The Wildcats moved to 3-1 overall, while the Longhorns – or Wronghorns, as some folks in Texas are calling them – dropped their first Big 12 Conference opener in eight years.

“We’re not used to losing around here,” Brown said. “Especially not like that.”

Vegas sports books tabbed the game as a laugher, listing Texas as two touchdown favorites. Whether the Longhorns believed that is anybody’s guess, but it’s fair to question whether or not they took K-State as seriously as they should have.

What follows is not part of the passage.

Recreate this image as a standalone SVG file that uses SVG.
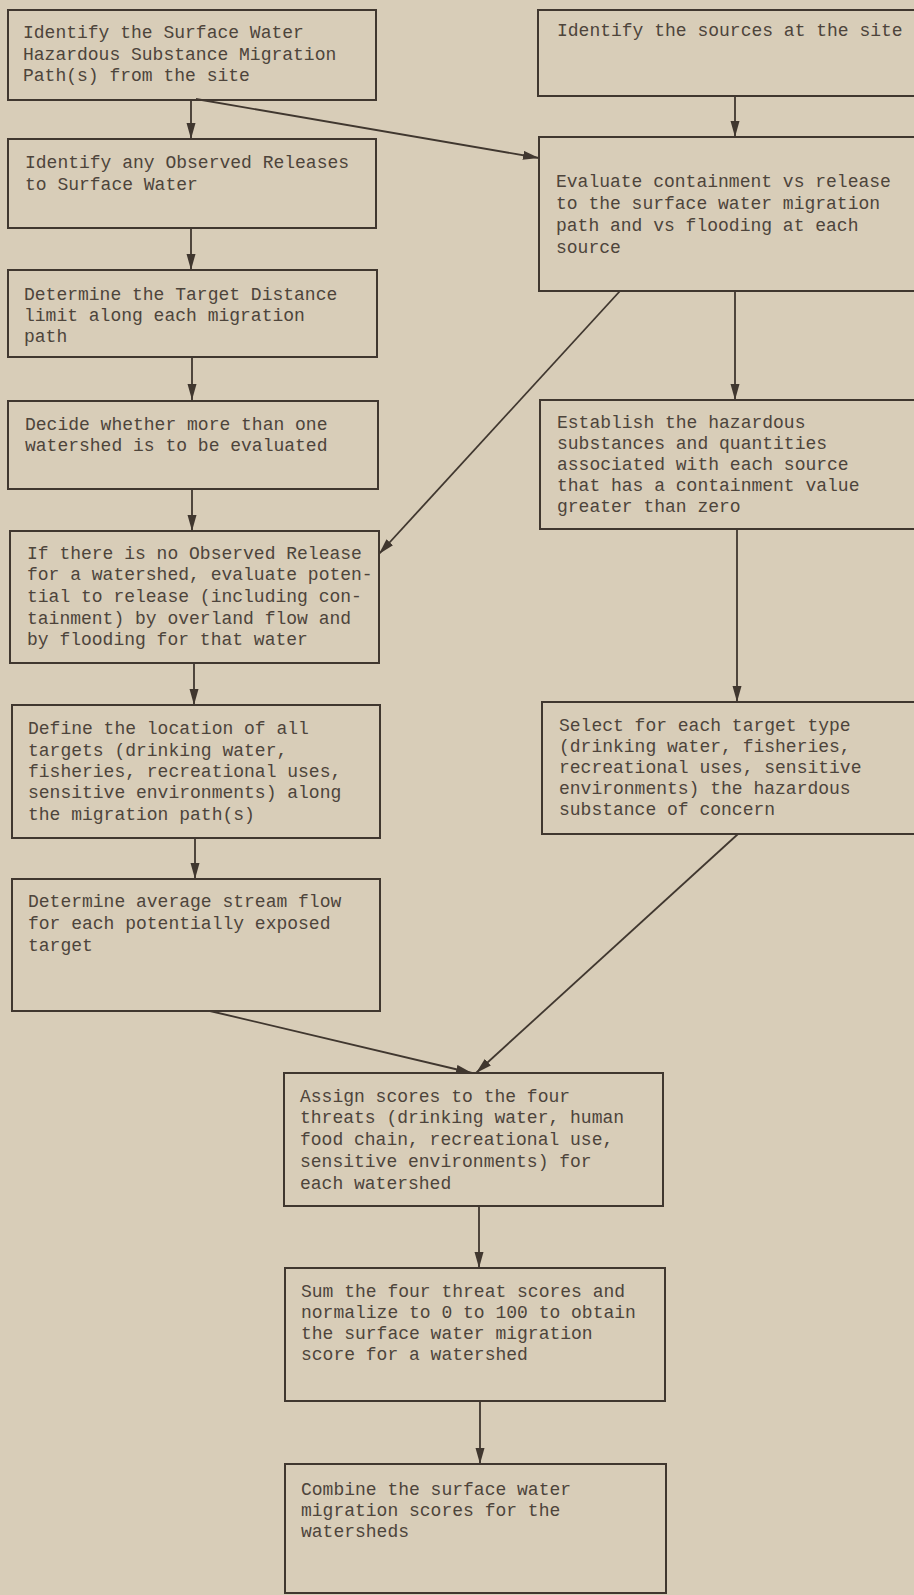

“I think we surprised Texas today,” said running back James Johnson, whose 85-yard kick return TD gave K-State a 21-14 lead late in the first half. “I think they were looking past us because they have Oklahoma coming up.”

The Longhorns (4-1, 0-1 Big 12) trailed by 10 points at halftime but pulled within 24-21 with 8:07 left in the third quarter on Jamaal Charles’ 6-yard TD run.

It didn’t take K-State long to respond. Kicker Brooks Rossman’s 44-yard field goal extended the lead to six, and after forcing a 3-and-out, the Wildcats let their special teams go to work again.

Senior Jordy Nelson fielded a punt at the 11-yard line, bounced outside and sprinted past Texas defenders with blockers out in front. By the time he reached the end zone, K-State’s sideline already was celebrating.

“I’m about as stoic a person on the sideline on game day as possible, but the kicking game just excites me,” said Prince, who was seen dancing and stomping on the sideline earlier in the game. “I think that’s where the game gets fun.”

Not to be outdone by the special teams, K-State’s defense turned in perhaps its most impressive performance of the year. They chased quarterback Colt McCoy from the game momentarily in the first half after hitting him a number of times behind the line of scrimmage.

And when he returned in the third quarter, K-State kept bringing the pressure. McCoy was forced into a pair of second-half interceptions and finished with four overall.

His first interception came in the second quarter, when Ian Campbell intercepted a pass in the middle of the field and sprinted 41 yards, untouched, into the end zone.

By game’s end, K-State’s defense and special teams accounted for 27 of the team’s 41 points.

“We really wanted to try to build the team on special teams and defense,” Prince said. “Today, I felt for the first time since I’ve been here that we played well in both those phases at the same time.”

Nelson again led K-State offensively, catching 12 passes for 116 yards and a TD. He scored on the team’s opening possession, a 4-yard pass from quarterback Josh Freeman.

Though Freeman didn’t put up huge numbers, he was efficient. He completed 22 of 38 attempts for 177 yards.

“We’re just running the plays the coaches are calling,” Nelson said. “That’s all we’re doing out there. They’re putting us in good situations, and I think they’re anticipating what the defense is trying to do. They’re calling the right plays and things are working.”